§ **DIRECTION**
Set down, word for word, only the lines from the start of the records through the line bearing "const axisColor = '#3c3c3c';"; include no pictures.

Excerpt from a dataset:
******************************
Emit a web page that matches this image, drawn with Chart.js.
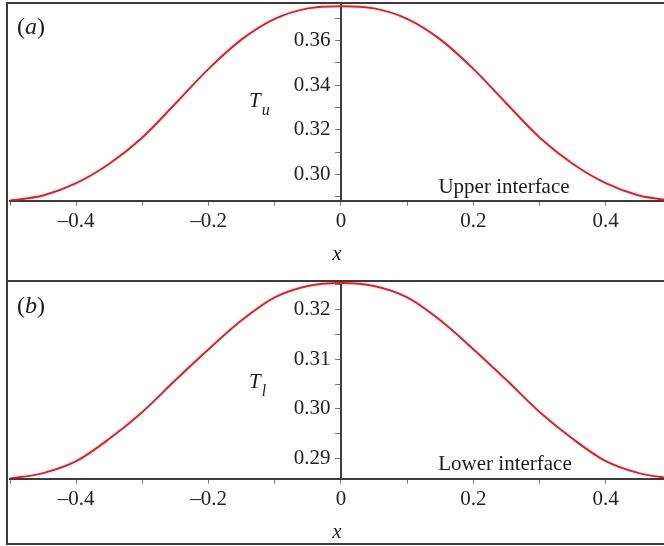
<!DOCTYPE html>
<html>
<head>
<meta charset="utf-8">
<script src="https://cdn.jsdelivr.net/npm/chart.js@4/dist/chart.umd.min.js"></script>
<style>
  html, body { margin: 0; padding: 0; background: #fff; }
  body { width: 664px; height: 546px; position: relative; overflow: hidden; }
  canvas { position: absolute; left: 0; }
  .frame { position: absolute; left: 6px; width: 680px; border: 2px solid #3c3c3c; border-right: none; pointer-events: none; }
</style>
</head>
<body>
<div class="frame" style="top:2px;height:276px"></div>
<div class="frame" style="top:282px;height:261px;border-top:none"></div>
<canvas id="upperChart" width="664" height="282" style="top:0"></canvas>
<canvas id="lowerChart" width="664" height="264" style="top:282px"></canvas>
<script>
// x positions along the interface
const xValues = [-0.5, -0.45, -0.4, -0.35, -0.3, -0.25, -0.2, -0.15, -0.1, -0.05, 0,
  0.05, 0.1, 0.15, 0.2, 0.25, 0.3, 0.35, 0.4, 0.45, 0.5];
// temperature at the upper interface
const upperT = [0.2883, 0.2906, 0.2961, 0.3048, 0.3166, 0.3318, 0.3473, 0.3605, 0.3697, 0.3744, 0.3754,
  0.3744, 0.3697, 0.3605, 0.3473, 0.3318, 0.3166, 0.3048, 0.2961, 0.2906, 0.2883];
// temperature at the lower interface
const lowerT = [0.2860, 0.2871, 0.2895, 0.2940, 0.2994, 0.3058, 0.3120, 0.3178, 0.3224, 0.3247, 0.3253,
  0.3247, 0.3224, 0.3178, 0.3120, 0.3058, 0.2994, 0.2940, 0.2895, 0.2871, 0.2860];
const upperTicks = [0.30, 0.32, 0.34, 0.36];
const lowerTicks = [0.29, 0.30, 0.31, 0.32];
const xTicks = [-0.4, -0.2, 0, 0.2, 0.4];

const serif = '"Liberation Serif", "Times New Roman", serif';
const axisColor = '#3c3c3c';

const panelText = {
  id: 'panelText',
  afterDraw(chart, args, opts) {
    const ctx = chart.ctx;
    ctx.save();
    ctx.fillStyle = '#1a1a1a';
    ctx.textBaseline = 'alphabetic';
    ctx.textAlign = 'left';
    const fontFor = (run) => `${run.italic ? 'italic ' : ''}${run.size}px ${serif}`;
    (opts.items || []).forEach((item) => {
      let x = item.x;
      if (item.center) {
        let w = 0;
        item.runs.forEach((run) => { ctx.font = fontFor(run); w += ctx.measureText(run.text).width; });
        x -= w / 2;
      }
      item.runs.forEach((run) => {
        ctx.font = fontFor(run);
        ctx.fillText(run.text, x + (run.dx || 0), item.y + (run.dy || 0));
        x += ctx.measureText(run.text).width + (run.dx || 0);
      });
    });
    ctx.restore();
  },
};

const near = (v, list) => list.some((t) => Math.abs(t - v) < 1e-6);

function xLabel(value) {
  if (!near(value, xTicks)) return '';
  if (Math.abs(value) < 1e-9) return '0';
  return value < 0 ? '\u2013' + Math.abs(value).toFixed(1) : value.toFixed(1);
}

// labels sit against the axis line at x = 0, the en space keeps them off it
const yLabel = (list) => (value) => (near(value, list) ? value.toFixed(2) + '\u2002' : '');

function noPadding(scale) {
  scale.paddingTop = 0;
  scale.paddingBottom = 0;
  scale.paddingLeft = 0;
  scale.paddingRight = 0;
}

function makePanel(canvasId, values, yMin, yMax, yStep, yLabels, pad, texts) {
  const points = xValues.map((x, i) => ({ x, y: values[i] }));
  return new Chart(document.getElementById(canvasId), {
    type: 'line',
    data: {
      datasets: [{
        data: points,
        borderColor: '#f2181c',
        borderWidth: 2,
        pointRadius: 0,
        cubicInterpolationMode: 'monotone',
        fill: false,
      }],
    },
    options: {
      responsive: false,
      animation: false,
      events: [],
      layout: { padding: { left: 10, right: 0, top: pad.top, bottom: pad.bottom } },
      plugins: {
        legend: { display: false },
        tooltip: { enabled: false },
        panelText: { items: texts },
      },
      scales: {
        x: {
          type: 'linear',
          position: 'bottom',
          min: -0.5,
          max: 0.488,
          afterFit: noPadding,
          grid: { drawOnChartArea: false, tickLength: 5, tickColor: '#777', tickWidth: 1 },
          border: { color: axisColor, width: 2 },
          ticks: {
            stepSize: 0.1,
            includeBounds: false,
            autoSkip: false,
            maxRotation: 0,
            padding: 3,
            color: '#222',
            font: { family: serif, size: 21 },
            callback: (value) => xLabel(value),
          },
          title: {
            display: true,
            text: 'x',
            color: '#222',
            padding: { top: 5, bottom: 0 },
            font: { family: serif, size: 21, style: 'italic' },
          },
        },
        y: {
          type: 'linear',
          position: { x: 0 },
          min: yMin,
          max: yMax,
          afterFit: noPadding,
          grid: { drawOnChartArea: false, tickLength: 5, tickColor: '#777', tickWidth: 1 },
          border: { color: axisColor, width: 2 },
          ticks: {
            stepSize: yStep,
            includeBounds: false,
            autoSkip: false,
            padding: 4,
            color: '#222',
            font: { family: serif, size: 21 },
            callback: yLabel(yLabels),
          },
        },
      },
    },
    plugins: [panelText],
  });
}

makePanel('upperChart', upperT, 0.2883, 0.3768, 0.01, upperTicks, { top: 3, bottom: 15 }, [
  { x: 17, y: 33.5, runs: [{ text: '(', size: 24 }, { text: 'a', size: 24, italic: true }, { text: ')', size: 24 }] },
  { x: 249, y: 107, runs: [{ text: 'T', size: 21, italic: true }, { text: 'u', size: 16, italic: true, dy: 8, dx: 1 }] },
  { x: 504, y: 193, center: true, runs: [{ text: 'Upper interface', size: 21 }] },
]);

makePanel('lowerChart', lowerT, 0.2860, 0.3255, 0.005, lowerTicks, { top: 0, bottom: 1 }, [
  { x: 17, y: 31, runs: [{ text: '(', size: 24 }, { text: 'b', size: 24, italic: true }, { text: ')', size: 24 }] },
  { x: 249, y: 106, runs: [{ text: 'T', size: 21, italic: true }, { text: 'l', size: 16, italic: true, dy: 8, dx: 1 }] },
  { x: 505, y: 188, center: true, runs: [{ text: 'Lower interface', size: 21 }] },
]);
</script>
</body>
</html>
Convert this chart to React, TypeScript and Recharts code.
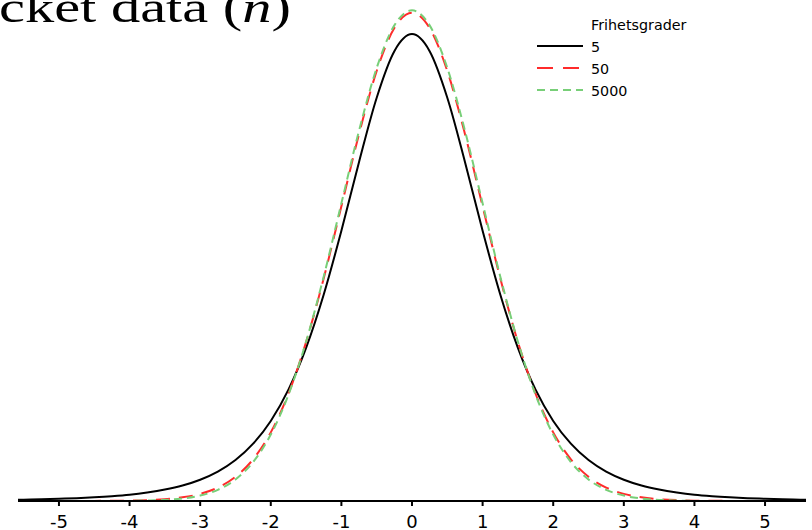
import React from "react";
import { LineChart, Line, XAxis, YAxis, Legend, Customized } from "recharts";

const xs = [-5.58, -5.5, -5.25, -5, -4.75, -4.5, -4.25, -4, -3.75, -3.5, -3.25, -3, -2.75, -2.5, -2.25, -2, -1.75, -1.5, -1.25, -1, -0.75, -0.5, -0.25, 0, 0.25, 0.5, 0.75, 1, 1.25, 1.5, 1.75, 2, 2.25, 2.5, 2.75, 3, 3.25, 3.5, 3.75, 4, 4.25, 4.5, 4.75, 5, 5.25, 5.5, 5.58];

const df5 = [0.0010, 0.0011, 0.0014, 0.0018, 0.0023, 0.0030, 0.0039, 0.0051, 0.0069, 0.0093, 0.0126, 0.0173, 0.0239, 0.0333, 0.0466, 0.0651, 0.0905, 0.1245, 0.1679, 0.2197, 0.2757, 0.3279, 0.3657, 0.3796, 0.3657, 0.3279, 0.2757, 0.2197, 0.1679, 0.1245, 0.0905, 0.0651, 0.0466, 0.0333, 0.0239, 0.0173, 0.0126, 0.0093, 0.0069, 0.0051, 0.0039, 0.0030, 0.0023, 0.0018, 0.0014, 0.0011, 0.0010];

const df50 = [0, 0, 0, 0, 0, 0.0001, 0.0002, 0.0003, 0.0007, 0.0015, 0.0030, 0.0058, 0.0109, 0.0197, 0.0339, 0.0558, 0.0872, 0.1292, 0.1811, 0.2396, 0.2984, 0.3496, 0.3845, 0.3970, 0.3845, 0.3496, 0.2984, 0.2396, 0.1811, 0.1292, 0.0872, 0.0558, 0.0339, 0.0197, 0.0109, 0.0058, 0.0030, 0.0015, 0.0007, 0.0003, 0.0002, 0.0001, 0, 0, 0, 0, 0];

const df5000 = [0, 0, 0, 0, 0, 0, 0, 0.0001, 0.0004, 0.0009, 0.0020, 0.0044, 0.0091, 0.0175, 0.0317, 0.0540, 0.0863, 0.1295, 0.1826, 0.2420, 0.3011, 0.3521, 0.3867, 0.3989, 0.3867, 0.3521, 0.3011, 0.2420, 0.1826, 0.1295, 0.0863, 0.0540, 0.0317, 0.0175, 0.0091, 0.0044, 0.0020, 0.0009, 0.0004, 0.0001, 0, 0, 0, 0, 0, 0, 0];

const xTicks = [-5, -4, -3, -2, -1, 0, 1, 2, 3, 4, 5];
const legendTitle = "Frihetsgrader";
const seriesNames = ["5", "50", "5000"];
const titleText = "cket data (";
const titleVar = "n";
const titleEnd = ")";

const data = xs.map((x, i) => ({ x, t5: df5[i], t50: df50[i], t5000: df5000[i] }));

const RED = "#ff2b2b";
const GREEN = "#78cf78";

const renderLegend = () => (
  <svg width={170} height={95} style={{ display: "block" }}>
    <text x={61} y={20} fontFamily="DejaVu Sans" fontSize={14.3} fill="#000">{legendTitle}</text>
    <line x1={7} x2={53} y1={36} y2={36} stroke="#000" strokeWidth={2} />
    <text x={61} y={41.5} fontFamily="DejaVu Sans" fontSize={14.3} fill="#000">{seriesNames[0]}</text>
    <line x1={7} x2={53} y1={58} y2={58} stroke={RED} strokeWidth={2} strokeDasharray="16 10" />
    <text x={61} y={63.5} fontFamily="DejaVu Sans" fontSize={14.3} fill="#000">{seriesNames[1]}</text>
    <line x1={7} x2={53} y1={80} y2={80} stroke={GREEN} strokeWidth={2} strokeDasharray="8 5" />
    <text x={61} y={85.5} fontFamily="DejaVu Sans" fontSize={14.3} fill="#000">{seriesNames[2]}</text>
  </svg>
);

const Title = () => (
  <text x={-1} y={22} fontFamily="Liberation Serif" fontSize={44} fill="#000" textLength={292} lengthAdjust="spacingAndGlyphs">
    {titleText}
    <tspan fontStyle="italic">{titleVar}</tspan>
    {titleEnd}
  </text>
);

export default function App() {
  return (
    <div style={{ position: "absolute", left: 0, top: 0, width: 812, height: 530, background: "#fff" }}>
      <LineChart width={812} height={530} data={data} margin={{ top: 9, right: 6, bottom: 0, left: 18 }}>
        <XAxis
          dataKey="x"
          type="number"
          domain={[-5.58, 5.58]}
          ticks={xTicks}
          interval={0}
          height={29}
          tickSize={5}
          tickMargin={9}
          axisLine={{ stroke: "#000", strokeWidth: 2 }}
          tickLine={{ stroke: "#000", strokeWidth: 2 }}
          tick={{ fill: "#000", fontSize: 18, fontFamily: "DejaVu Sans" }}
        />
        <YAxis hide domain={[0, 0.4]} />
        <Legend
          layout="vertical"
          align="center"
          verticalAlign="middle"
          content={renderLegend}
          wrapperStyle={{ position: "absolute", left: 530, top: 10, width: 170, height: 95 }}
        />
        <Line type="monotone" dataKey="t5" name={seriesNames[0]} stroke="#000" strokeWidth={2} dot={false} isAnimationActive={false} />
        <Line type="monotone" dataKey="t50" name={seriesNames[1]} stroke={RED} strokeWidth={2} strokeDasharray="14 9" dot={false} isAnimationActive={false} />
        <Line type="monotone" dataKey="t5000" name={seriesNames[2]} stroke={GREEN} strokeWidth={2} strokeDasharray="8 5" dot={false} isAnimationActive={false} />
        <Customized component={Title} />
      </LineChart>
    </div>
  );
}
******************************
§ **WRITTEN SOLUTION**
Emit a web page that matches this image, drawn with Chart.js.
<!DOCTYPE html>
<html>
<head>
<meta charset="utf-8">
<script src="https://cdn.jsdelivr.net/npm/chart.js@4/dist/chart.umd.min.js"></script>
<style>
  html, body { margin: 0; padding: 0; background: #fff; }
  body { width: 664px; height: 546px; position: relative; overflow: hidden; }
  canvas { position: absolute; left: 0; }
  .frame { position: absolute; left: 6px; width: 680px; border: 2px solid #3c3c3c; border-right: none; pointer-events: none; }
</style>
</head>
<body>
<div class="frame" style="top:2px;height:276px"></div>
<div class="frame" style="top:282px;height:261px;border-top:none"></div>
<canvas id="upperChart" width="664" height="282" style="top:0"></canvas>
<canvas id="lowerChart" width="664" height="264" style="top:282px"></canvas>
<script>
// x positions along the interface
const xValues = [-0.5, -0.45, -0.4, -0.35, -0.3, -0.25, -0.2, -0.15, -0.1, -0.05, 0,
  0.05, 0.1, 0.15, 0.2, 0.25, 0.3, 0.35, 0.4, 0.45, 0.5];
// temperature at the upper interface
const upperT = [0.2883, 0.2906, 0.2961, 0.3048, 0.3166, 0.3318, 0.3473, 0.3605, 0.3697, 0.3744, 0.3754,
  0.3744, 0.3697, 0.3605, 0.3473, 0.3318, 0.3166, 0.3048, 0.2961, 0.2906, 0.2883];
// temperature at the lower interface
const lowerT = [0.2860, 0.2871, 0.2895, 0.2940, 0.2994, 0.3058, 0.3120, 0.3178, 0.3224, 0.3247, 0.3253,
  0.3247, 0.3224, 0.3178, 0.3120, 0.3058, 0.2994, 0.2940, 0.2895, 0.2871, 0.2860];
const upperTicks = [0.30, 0.32, 0.34, 0.36];
const lowerTicks = [0.29, 0.30, 0.31, 0.32];
const xTicks = [-0.4, -0.2, 0, 0.2, 0.4];

const serif = '"Liberation Serif", "Times New Roman", serif';
const axisColor = '#3c3c3c';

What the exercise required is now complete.